「今日のチームはプレースピードが遅く、横パスが多かった。前線の選手もあまり背後を狙わず、引いて足元でもらうシーンが多かった。
背後を狙う動きには連動が必要だが、それを持たせるのは簡単ではない」とは、試合後のハリルホジッチ監督のコメントだ。

さらに、「初めて集まって一緒にプレーするチームなので、あまり厳しい目で見るべきではない。代表が初めての選手もいる。不運な怪我で離脱した選手もいたが、
彼らが残っていればより質の高いサッカーが見せられたと思う。

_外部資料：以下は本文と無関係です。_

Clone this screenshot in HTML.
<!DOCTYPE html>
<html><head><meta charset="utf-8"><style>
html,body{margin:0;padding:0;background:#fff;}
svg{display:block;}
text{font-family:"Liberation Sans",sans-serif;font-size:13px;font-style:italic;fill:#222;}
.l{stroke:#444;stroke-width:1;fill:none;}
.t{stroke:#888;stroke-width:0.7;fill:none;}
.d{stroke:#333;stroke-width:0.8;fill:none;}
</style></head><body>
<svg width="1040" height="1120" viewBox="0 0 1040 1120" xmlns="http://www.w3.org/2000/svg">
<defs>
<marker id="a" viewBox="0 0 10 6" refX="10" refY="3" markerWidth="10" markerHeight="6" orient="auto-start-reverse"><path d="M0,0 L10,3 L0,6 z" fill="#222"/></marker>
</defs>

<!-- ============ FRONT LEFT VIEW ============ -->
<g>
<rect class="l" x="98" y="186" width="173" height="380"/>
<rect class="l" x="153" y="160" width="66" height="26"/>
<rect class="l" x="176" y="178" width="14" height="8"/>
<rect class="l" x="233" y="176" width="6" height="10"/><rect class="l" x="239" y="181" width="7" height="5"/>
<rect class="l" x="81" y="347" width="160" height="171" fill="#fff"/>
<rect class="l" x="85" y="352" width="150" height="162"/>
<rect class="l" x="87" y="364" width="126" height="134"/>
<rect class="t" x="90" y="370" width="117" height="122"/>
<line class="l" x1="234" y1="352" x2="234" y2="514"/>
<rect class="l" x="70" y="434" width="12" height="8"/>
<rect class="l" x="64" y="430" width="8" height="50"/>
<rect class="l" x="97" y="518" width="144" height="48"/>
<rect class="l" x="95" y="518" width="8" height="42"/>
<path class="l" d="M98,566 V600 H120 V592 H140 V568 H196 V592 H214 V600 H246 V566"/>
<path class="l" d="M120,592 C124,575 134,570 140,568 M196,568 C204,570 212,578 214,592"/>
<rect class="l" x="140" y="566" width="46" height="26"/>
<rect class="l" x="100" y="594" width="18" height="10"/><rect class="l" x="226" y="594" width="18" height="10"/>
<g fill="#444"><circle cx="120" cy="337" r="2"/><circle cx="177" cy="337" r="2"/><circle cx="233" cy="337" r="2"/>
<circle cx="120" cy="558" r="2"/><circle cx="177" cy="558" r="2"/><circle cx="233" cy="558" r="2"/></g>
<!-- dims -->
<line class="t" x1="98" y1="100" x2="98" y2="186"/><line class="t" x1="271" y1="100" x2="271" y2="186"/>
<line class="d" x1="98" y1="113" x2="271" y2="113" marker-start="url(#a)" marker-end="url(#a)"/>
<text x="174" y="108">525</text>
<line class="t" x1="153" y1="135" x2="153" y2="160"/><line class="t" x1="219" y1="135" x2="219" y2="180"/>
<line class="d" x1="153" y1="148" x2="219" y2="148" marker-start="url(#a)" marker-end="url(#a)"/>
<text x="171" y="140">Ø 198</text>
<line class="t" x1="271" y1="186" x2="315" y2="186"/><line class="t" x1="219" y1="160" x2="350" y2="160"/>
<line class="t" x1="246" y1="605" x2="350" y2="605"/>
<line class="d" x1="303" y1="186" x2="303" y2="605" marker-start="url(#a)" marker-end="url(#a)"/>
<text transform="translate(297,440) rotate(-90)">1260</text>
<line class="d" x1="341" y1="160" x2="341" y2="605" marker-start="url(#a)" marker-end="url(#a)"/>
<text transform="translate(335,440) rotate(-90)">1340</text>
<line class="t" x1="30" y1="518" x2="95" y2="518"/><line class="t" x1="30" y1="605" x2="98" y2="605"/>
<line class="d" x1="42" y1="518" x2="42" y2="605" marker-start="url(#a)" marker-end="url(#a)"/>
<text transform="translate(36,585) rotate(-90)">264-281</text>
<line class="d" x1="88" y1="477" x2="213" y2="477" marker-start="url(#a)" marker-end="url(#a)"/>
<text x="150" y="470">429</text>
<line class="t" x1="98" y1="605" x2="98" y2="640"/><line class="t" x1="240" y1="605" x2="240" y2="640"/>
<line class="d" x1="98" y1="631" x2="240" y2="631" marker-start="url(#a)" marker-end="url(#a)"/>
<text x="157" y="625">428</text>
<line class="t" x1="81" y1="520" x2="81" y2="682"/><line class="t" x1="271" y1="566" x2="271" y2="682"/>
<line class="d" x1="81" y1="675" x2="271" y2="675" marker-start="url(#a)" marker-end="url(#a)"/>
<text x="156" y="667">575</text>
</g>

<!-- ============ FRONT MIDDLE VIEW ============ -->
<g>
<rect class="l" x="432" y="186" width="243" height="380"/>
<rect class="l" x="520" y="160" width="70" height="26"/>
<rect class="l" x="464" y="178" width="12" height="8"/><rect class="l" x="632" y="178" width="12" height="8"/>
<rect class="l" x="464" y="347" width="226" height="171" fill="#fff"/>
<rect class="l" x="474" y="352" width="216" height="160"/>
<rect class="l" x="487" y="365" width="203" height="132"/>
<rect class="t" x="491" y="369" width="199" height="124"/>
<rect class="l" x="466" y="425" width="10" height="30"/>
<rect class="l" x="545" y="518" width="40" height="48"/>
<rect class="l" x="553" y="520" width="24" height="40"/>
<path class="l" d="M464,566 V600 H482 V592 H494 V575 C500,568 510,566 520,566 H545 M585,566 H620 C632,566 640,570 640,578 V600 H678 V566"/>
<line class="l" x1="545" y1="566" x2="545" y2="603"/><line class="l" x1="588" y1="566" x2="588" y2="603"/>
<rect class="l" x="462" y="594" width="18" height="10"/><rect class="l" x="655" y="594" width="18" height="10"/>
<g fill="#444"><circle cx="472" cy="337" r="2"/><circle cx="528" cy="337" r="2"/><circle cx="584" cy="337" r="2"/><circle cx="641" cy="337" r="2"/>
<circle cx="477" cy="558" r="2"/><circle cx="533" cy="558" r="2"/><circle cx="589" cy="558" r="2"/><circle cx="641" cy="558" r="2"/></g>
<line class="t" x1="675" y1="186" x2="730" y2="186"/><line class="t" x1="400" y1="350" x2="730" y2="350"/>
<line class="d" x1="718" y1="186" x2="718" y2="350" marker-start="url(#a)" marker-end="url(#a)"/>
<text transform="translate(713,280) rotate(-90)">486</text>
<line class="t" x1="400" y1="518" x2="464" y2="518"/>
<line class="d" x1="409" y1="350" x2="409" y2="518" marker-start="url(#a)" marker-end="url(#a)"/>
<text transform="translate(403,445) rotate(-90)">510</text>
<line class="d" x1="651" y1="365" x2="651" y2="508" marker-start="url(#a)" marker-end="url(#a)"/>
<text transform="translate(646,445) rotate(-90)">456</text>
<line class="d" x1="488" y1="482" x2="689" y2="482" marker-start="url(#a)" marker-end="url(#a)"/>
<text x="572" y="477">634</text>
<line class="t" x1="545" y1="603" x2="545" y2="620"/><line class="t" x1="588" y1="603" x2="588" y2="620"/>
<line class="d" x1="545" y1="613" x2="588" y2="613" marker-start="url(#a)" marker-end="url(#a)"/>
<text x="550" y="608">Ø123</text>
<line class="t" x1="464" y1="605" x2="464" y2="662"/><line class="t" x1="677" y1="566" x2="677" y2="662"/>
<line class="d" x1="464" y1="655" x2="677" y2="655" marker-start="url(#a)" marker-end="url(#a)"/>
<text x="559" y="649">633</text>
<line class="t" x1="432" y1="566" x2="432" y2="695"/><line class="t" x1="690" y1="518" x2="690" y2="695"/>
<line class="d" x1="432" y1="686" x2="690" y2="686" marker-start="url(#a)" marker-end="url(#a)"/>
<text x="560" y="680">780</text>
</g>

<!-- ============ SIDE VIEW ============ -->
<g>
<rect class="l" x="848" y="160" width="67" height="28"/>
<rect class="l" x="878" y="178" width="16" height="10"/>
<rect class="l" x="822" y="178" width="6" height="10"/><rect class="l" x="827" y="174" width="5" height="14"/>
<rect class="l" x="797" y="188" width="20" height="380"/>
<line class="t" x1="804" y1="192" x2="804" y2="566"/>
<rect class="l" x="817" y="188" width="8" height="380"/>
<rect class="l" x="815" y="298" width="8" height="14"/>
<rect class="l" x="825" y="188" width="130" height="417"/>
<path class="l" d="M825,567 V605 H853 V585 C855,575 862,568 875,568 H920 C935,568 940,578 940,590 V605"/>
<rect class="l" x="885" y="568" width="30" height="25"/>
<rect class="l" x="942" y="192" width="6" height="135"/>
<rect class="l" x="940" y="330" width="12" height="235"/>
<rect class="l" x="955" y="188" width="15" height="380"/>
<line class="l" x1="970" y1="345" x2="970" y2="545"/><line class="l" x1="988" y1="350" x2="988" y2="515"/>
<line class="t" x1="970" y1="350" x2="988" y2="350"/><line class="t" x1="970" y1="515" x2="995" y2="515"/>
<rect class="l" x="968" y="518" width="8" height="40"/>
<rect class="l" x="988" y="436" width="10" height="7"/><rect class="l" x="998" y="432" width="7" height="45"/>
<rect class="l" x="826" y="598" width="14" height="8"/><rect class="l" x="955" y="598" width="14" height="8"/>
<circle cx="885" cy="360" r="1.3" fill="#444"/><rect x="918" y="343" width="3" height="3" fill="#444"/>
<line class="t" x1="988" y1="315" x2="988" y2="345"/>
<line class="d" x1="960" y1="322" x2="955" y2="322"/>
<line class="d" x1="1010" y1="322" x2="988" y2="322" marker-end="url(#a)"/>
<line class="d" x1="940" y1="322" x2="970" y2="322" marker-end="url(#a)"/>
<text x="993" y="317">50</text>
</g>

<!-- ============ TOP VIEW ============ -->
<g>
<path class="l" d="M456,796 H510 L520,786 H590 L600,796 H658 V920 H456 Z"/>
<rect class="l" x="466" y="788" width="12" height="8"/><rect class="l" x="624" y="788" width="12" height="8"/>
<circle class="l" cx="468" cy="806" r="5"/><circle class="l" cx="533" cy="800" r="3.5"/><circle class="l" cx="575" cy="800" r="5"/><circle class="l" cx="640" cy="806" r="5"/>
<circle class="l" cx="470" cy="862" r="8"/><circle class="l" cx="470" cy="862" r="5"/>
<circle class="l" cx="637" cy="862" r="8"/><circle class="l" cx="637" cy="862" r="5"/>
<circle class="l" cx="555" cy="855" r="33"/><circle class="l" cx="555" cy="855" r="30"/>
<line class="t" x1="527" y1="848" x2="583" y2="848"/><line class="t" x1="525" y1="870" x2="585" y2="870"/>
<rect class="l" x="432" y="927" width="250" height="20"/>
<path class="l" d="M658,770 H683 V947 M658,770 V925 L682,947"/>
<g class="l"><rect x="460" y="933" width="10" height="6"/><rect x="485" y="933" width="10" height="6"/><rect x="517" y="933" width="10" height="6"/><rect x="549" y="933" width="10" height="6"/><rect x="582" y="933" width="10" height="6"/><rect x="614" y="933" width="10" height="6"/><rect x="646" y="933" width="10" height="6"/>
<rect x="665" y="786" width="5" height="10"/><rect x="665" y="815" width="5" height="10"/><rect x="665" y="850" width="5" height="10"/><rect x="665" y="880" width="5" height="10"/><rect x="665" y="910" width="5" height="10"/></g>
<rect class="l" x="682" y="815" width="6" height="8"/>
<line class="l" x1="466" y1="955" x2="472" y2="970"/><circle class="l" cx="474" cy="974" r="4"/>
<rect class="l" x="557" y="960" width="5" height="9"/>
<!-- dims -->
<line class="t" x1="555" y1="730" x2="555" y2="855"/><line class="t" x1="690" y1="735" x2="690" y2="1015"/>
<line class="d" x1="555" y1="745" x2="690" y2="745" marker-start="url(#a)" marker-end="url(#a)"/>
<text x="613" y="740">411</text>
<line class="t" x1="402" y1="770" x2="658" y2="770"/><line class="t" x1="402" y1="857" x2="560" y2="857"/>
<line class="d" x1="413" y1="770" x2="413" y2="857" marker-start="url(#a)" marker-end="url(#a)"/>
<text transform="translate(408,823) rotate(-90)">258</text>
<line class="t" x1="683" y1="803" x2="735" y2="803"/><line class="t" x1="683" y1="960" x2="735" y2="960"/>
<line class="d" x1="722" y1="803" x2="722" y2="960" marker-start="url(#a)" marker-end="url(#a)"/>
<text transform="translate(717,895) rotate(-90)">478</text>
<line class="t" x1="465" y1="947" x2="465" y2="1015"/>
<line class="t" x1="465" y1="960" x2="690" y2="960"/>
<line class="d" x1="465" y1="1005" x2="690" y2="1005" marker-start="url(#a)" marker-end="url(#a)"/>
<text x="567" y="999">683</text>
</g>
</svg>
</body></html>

ただし、今日の試合よりも良いゲームを見せられたかどうかは確約できない」とも発言。
もはやその言葉からは、自分の采配で戦況を変えて勝利を呼び込むという監督としての意欲を感じることはできない。

こうなると、本番までに残された時間の中で指揮官がする仕事は選手個々の成長を待つだけ、ということになってしまう。
そもそも今大会に臨むにあたって指揮官が公言していた“国内組のメンバー最終選考会”もすっかりトーンダウンした印象がある。

そもそも監督の起用法次第で選手のパフォーマンスは変わるものだ。逆にいえば、采配が悪ければ選手のパフォーマンスは低下するし、チームが機能することもない。
そういうサッカーの本質的な部分から目を逸らす指揮官の力量に希望を見出すのは難しいと言わざるを得ない。

手持ちの駒をやりくりしながら、相手を攻略する。それがW杯本番でやろうとしているハリルホジッチ監督の戦い方だ。だとすれば、経験の浅い選手を多く集めている今回の急造チームを
「いかにして勝てるチームにまとめあげられるか」という点が、W杯への試金石となるはずだ。

そういう意味で、実は今大会こそが「監督の能力を見極める絶好の機会」なのである。
ハリルホジッチ監督は「国内組の最終テスト」と位置付けたが、むしろ「監督の能力テスト」として注目したほうが、よっぽど大会の見どころも増える。

残された2試合、12日の中国戦と16日の韓国戦でサッカーファンはあらためてそこにフォーカスしてみてほしい。